Skimping on the Training Puts your CMMS Project at Risk

Skimping on the Training Puts your CMMS Project at Risk

Kris Bagadia

Training for users of a computerized maintenance management system (CMMS) is a multiple-phase process.

There are three areas of training needs:

1) Basic training: Make sure people who will operate the CMMS are familiar with computer basics and the operating system. If not, provide them with basic training so they are ready for CMMS application training.

2) Application (CMMS) training: This can be done in two different phases, initial training to get the system up and running and advanced training after spending a period of time with the CMMS. Long training (five to 10 days) is not recommended since most people forget the majority of the items learned. Timing of the training should be kept in mind.   Don’t train too early in the day. Training should be coordinated with implementation. Trainees should leave the class and use what they have learned immediately.

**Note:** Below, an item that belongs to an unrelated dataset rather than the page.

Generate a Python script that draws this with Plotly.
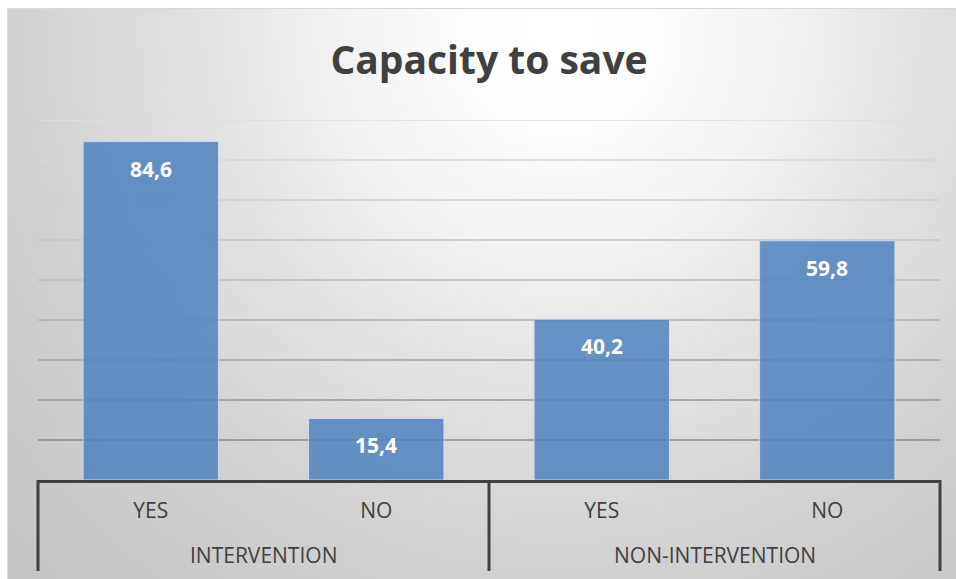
import plotly.graph_objects as go

# ---------------- data ----------------
groups = ["INTERVENTION", "INTERVENTION", "NON-INTERVENTION", "NON-INTERVENTION"]
answers = ["YES", "NO", "YES", "NO"]
values = [84.6, 15.4, 40.2, 59.8]
title_text = "Capacity to save"
y_max = 90
y_step = 10

# ---------------- layout constants (pixels) ----------------
W, H = 956, 579
FRAME_L, FRAME_T = 8, 9
PLOT_L, PLOT_R, PLOT_T, PLOT_B = 38, 940, 120, 480
DIV_BOTTOM = 571
GROUP_LABEL_Y = 555
TITLE_X, TITLE_Y = 489, 60
FONT = "Open Sans"
TEXT_COLOR = "#404040"

def px(x):
    return x / W

def py(y):
    return 1 - y / H

positions = list(range(len(values)))
value_labels = [f"{v:.1f}".replace(".", ",") for v in values]

group_names = []
for g in groups:
    if g not in group_names:
        group_names.append(g)
group_members = {g: [i for i, gg in enumerate(groups) if gg == g] for g in group_names}
group_centers = [sum(m) / len(m) for m in group_members.values()]
x_lo, x_hi = positions[0] - 0.5, positions[-1] + 0.5
boundaries = [x_lo] + [max(group_members[g]) + 0.5 for g in group_names]

def x2_to_paper(v):
    d0, d1 = px(PLOT_L), px(PLOT_R)
    return d0 + (v - x_lo) / (x_hi - x_lo) * (d1 - d0)

grid_values = list(range(y_step, y_max + 1, y_step))
grid_colors = ["#8e8e8e", "#9a9a9a", "#a6a6a6", "#b1b1b1", "#bcbcbc",
               "#c6c6c6", "#cfcfcf", "#d7d7d7", "#dedede"]

fig = go.Figure()

# background radial gradient (decoration)
cx, cy, R = 560, 30, 800
fig.add_trace(go.Scatter(
    x=[cx - R, cx + R, cx + R, cx - R, cx - R],
    y=[cy - R, cy - R, cy + R, cy + R, cy - R],
    fill="toself", mode="none",
    fillgradient=dict(type="radial", colorscale=[
        [0.0, "#ffffff"], [0.12, "#fdfdfd"], [0.31, "#efefef"],
        [0.44, "#e3e3e3"], [0.56, "#dadada"], [0.66, "#d2d2d2"],
        [0.85, "#c9c9c9"], [1.0, "#c2c2c2"]]),
    hoverinfo="skip", showlegend=False, xaxis="x", yaxis="y",
))

# bars
fig.add_trace(go.Bar(
    x=positions, y=values, width=0.6,
    marker=dict(color="rgba(79,129,189,0.85)",
                line=dict(color="rgba(205,222,242,0.9)", width=1)),
    hoverinfo="skip", showlegend=False, xaxis="x2", yaxis="y2",
))

shapes = []
for v, c in zip(grid_values, grid_colors):
    shapes.append(dict(type="line", xref="x2", yref="y2", x0=x_lo, x1=x_hi,
                       y0=v, y1=v, line=dict(color=c, width=1.3), layer="below"))
for b in boundaries:
    xp = x2_to_paper(b)
    shapes.append(dict(type="line", xref="paper", yref="paper", x0=xp, x1=xp,
                       y0=py(PLOT_B), y1=py(DIV_BOTTOM),
                       line=dict(color=TEXT_COLOR, width=3)))

annotations = []
for x, v, t in zip(positions, values, value_labels):
    annotations.append(dict(xref="x2", yref="y2", x=x, y=v, text=f"<b>{t}</b>",
                            showarrow=False, yanchor="top", yshift=-11,
                            font=dict(family=FONT, size=21, color="white")))
for gc, g in zip(group_centers, group_names):
    annotations.append(dict(xref="x2", yref="paper", x=gc, y=py(GROUP_LABEL_Y),
                            text=g, showarrow=False, yanchor="middle",
                            font=dict(family=FONT, size=21, color=TEXT_COLOR)))

fig.update_layout(
    width=W, height=H,
    margin=dict(l=0, r=0, t=0, b=0),
    paper_bgcolor="white", plot_bgcolor="rgba(0,0,0,0)",
    showlegend=False,
    title=dict(text=f"<b>{title_text}</b>", x=px(TITLE_X), xanchor="center",
               y=py(TITLE_Y), yanchor="middle", yref="container",
               font=dict(family=FONT, size=39, color=TEXT_COLOR)),
    xaxis=dict(domain=[px(FRAME_L), 1], range=[FRAME_L, W], showgrid=False,
               zeroline=False, showticklabels=False, ticks="", showline=True,
               mirror=True, linecolor="#d9d9d9", linewidth=1, fixedrange=True),
    yaxis=dict(domain=[0, py(FRAME_T)], range=[H, FRAME_T], showgrid=False,
               zeroline=False, showticklabels=False, ticks="", showline=True,
               mirror=True, linecolor="#d9d9d9", linewidth=1, fixedrange=True),
    xaxis2=dict(domain=[px(PLOT_L), px(PLOT_R)], range=[x_lo, x_hi], anchor="y2",
                tickmode="array", tickvals=positions, ticktext=answers,
                tickfont=dict(family=FONT, size=21, color=TEXT_COLOR),
                ticks="", ticklabelstandoff=10,
                showline=True, linecolor=TEXT_COLOR, linewidth=3,
                showgrid=False, zeroline=False),
    yaxis2=dict(domain=[py(PLOT_B), py(PLOT_T)], range=[0, y_max], anchor="x2",
                showgrid=False, showticklabels=False, zeroline=False,
                showline=False, ticks=""),
    shapes=shapes,
    annotations=annotations,
    font=dict(family=FONT),
)

fig.write_html("out.html")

3) Internal training: You also need to train CMMS users with internal processes. This is often ignored in most CMMS implementation projects. Your software vendor will only train you on how the CMMS application works. You have to do the internal training yourself. Take, for instance, equipment numbering scheme. CMMS users should be trained on numbering schemes to avoid erroneous data entry. Another good example is inventory part description. If part description data entry is not consistent, you will find a corrupt inventory database after a while. Work order data entry is another example. Descriptions such as “machine down” or “doesn’t work”, followed by a repair description of “done” or “fixed”, will not give you meaningful history. Therefore, proper and consistent job description training is important.

General training guidelines

  • Be sure that every trainee is given enough help to become comfortable and confident in what he or she is doing. Even a small shortage of needed training can cause an employee to backslide, lose confidence and eventually cause project failure. The new system cannot afford that. All personnel who will use the CMMS, or maintain it or oversee its operation, should be included in the training process.
  • Accept any and all training support from your vendor. You may wish to contract with your vendor for additional training support or follow-up training programs or services. Remember, while the training initially may seem like an expensive proposition, in the long run, it will not only prove beneficial, but very cost effective.
  • Training should be an ongoing process. New users should receive the full course, while current users should take refreshers as needed or desired. This continuity will accommodate the inevitable personnel changes and system evolutions that will occur over the life of the system. As users leave, their replacements must be trained as thoroughly as if they had been original users. This need is frequently overlooked!
  • During the training process, the newly installed CMMS can be checked thoroughly to assure that it works as planned. Feedback from trainees should be recorded and analyzed to assist in evaluating system performance and potential modification. Action on trainee responses will not only result in system refinements, but will improve the general acceptance of the CMMS.